Nishina v. Azuma Foods (Canada) Co. Ltd. involved a Japanese citizen, Maki Nishina, who worked with Azuma Foods International Inc. (“Azuma”), a company focused in specialized food production. Ms. Nishina initially began working with Azuma at its Haywood, California, location in June of 2001 and continued to work at that location until August of 2005 when she was transferred to Vancouver, British Columbia. Azuma sponsored Ms. Nishina in order to facilitate her securing a work permit and the permit was subsequently extended until August, 2008. Azuma also told Ms. Nishina that if she continued working in Canada they would support her in returning to California and applying for permanent residence status there. Despite this, Ms. Nishina was terminated for just cause in October, 2007. She sued Azuma for wrongful dismissal in the Supreme Court of British Columbia and, on the issue of cause, the Court found that there was not sufficient evidence to support the employer’s claim. This left the Court to determine Ms. Nishina’s proper severance entitlement.
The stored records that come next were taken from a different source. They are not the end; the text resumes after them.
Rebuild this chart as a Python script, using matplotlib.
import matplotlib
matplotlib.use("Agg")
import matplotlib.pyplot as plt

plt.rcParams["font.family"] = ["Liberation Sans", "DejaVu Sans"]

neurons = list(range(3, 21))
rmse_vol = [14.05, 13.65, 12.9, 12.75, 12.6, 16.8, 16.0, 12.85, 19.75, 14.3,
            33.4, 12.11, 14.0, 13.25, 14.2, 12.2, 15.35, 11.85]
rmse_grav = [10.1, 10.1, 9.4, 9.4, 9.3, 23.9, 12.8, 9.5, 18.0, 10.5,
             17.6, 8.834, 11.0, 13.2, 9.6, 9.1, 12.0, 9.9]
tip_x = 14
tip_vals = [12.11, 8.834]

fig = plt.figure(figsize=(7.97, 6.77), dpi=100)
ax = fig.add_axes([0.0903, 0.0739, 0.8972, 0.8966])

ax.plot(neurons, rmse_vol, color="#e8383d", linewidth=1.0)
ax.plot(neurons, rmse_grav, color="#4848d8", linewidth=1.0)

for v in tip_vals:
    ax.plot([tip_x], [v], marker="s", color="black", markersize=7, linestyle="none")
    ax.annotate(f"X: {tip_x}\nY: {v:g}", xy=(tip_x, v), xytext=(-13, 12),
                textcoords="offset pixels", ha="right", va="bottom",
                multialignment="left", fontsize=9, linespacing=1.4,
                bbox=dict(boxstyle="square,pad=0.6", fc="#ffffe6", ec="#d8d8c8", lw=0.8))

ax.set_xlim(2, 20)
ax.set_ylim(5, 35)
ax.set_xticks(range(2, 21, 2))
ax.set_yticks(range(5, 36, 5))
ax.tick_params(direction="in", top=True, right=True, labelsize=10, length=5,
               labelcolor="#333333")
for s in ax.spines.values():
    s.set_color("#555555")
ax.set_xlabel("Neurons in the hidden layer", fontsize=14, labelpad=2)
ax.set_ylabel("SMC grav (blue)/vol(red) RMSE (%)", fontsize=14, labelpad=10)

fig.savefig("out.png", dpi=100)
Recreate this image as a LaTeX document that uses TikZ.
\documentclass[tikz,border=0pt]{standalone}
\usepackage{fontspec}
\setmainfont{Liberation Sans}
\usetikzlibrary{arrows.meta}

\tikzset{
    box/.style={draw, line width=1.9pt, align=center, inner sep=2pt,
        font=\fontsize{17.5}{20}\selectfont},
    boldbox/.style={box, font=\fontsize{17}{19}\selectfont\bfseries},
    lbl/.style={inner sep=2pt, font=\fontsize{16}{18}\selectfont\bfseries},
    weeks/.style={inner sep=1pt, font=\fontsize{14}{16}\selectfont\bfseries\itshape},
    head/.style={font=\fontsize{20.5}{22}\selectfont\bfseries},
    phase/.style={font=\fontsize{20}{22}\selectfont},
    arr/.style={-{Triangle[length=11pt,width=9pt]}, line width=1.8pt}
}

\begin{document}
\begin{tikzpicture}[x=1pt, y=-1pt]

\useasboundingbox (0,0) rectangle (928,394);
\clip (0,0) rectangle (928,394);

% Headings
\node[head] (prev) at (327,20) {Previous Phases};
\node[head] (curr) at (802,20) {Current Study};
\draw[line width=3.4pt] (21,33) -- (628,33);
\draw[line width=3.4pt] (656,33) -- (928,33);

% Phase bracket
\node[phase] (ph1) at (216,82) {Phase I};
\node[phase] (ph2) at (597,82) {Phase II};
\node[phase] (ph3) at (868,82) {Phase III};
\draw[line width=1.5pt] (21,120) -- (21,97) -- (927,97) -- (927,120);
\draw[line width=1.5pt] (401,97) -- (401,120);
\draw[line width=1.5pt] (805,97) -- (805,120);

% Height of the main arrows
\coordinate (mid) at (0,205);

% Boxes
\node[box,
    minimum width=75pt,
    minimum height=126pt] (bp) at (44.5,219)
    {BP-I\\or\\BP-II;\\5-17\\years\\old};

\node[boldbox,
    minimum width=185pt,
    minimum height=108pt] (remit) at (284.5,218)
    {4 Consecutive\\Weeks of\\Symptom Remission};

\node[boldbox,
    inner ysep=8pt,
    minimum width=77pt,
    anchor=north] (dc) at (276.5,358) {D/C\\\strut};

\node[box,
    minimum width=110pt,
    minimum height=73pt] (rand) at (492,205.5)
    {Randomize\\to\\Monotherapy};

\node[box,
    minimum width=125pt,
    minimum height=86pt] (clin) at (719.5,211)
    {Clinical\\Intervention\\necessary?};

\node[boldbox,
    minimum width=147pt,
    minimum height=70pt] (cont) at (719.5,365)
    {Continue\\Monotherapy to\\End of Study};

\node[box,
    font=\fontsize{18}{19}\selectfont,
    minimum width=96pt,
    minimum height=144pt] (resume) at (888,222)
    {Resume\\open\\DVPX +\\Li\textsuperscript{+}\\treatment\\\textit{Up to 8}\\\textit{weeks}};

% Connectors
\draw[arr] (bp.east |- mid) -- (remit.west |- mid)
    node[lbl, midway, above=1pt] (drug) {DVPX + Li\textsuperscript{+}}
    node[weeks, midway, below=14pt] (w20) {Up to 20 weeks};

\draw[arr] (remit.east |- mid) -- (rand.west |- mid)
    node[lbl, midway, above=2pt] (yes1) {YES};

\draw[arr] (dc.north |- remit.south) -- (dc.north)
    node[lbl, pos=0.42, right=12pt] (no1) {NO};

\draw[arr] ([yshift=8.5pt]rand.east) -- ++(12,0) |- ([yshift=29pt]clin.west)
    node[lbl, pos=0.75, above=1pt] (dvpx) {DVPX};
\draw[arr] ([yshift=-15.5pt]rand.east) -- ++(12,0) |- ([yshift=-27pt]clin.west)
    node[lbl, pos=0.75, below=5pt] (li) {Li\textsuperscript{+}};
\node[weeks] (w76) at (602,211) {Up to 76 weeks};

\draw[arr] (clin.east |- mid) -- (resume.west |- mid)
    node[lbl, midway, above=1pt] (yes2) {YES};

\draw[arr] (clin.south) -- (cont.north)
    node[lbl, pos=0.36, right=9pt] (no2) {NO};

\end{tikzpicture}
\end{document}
Notwithstanding the fact that Ms. Nishina had worked just over six years with Azuma, only two of which were in Canada, the Court awarded her 12 months’ pay in lieu of notice. A major factor for the Court in awarding this long period of notice was the fact that Ms. Nishina had a work permit that restricted her to working only with Azuma. The Court found this situation analogous to one in which an employee is terminated while working within a “one-employer” town. In other words, in assessing damages, the Court took into account its view that the restrictive work permit would seriously inhibit Ms. Nishina’s ability to find alternate employment.
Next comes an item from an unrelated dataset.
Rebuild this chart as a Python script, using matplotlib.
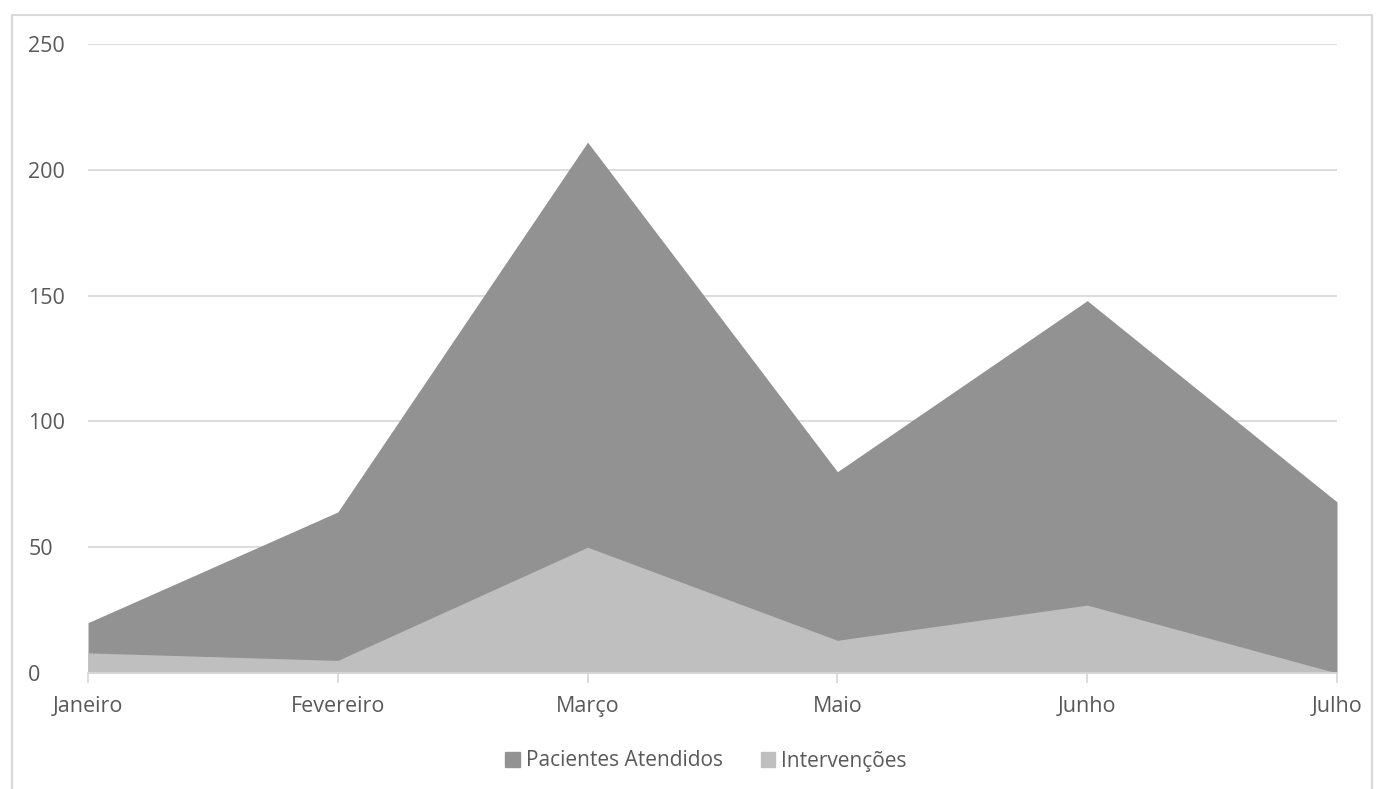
import matplotlib
matplotlib.use("Agg")
import matplotlib.pyplot as plt
from matplotlib.patches import Rectangle, Patch

# monthly counts
meses = ["Janeiro", "Fevereiro", "Março", "Maio", "Junho", "Julho"]
pacientes = [20, 64, 211, 80, 148, 68]
intervencoes = [8, 5, 50, 13, 27, 0]

plt.rcParams["font.family"] = ["Open Sans", "DejaVu Sans"]
txt = "#595959"
grid = "#d9d9d9"

fig = plt.figure(figsize=(13.84, 7.89), dpi=100)
ax = fig.add_axes([88 / 1384, 116 / 789, 1249 / 1384, 629 / 789])

x = list(range(len(meses)))
ax.fill_between(x, 0, pacientes, color="#929292", linewidth=0, zorder=2)
ax.fill_between(x, 0, intervencoes, color="#bfbfbf", linewidth=0, zorder=3)

ax.set_xlim(0, len(meses) - 1)
ax.set_ylim(0, 250)
ax.set_yticks(range(0, 251, 50))
ax.set_xticks(x)
ax.set_xticklabels(meses)
ax.yaxis.grid(True, color=grid, linewidth=1.3, zorder=0)
ax.set_axisbelow(True)
for s in ["top", "right", "left"]:
    ax.spines[s].set_visible(False)
ax.spines["bottom"].set_color(grid)
ax.spines["bottom"].set_linewidth(1.3)
ax.spines["bottom"].set_zorder(4)
ax.tick_params(axis="y", length=0, pad=43, labelsize=15.5, labelcolor=txt)
ax.tick_params(axis="x", length=7, width=1.3, color=grid, pad=9.5,
               labelsize=15.5, labelcolor=txt)
for lbl in ax.get_yticklabels():
    lbl.set_horizontalalignment("left")

handles = [Patch(color="#929292", label="Pacientes Atendidos"),
           Patch(color="#bfbfbf", label="Intervenções")]
fig.legend(handles=handles, loc="center", bbox_to_anchor=(706 / 1384, 1 - 761 / 789),
           ncol=2, frameon=False, fontsize=15, labelcolor=txt,
           handlelength=0.7, handleheight=0.7, handletextpad=0.3, columnspacing=1.8)

# chart area border
fig.patches.append(Rectangle((12 / 1384, -0.05), 1360 / 1384, 1 - 15 / 789 + 0.05,
                             transform=fig.transFigure, fill=False,
                             edgecolor=grid, linewidth=1.5))

fig.savefig("out.png", dpi=100)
The Court also took Ms. Nishina’s immigration status into account when considering whether to award additional damages for mental distress. The Court held that Azuma breached its obligation to act in good faith since it ought to have known that its behaviour would have caused Ms. Nishina great difficulties, particularly in light of her immigration status. Ultimately, mental distress damages were not awarded because of insufficient evidence of quantifiable loss. However, the Court did award $20,000.00 for punitive damages because it felt that Azuma acted inappropriately in terminating Ms. Nishina for cause.
Although decided in British Columbia, the case serves as a warning to employers looking to hire foreign workers. If the decision is truly suggestive of a trend towards higher severance for foreign workers whose re-employment options are limited by virtue of their immigration status, then employers may wish to keep the following recommendations in mind:
What does this mean for employers?
Pay attention to the immigration process
Azuma prepared Ms. Nishina’s work permit and included the restrictive conditions which left her with so few employment options following her termination. Employers may wish to leave employees more flexibility in the preparation of similar documents if they want to avoid the risk of increased severance.
Invest in well-drafted employment contracts
Employers can help to reduce the uncertainty relating to potential disputes with foreign workers through well-designed employment contracts. A contract can anticipate contentious issues in advance, such as termination, and help establish who will be liable in such circumstances.
Be particularly wary of vulnerable employees
Where an employer takes over an employee’s affairs concerning their immigration and employment, such that the employer is able to use its power and discretion to affect the employee’s legal and practical interests, the employer could also be found to be a fiduciary. In so doing, the employer could expose itself to additional liability if it does not exercise proper care with respect to the employee.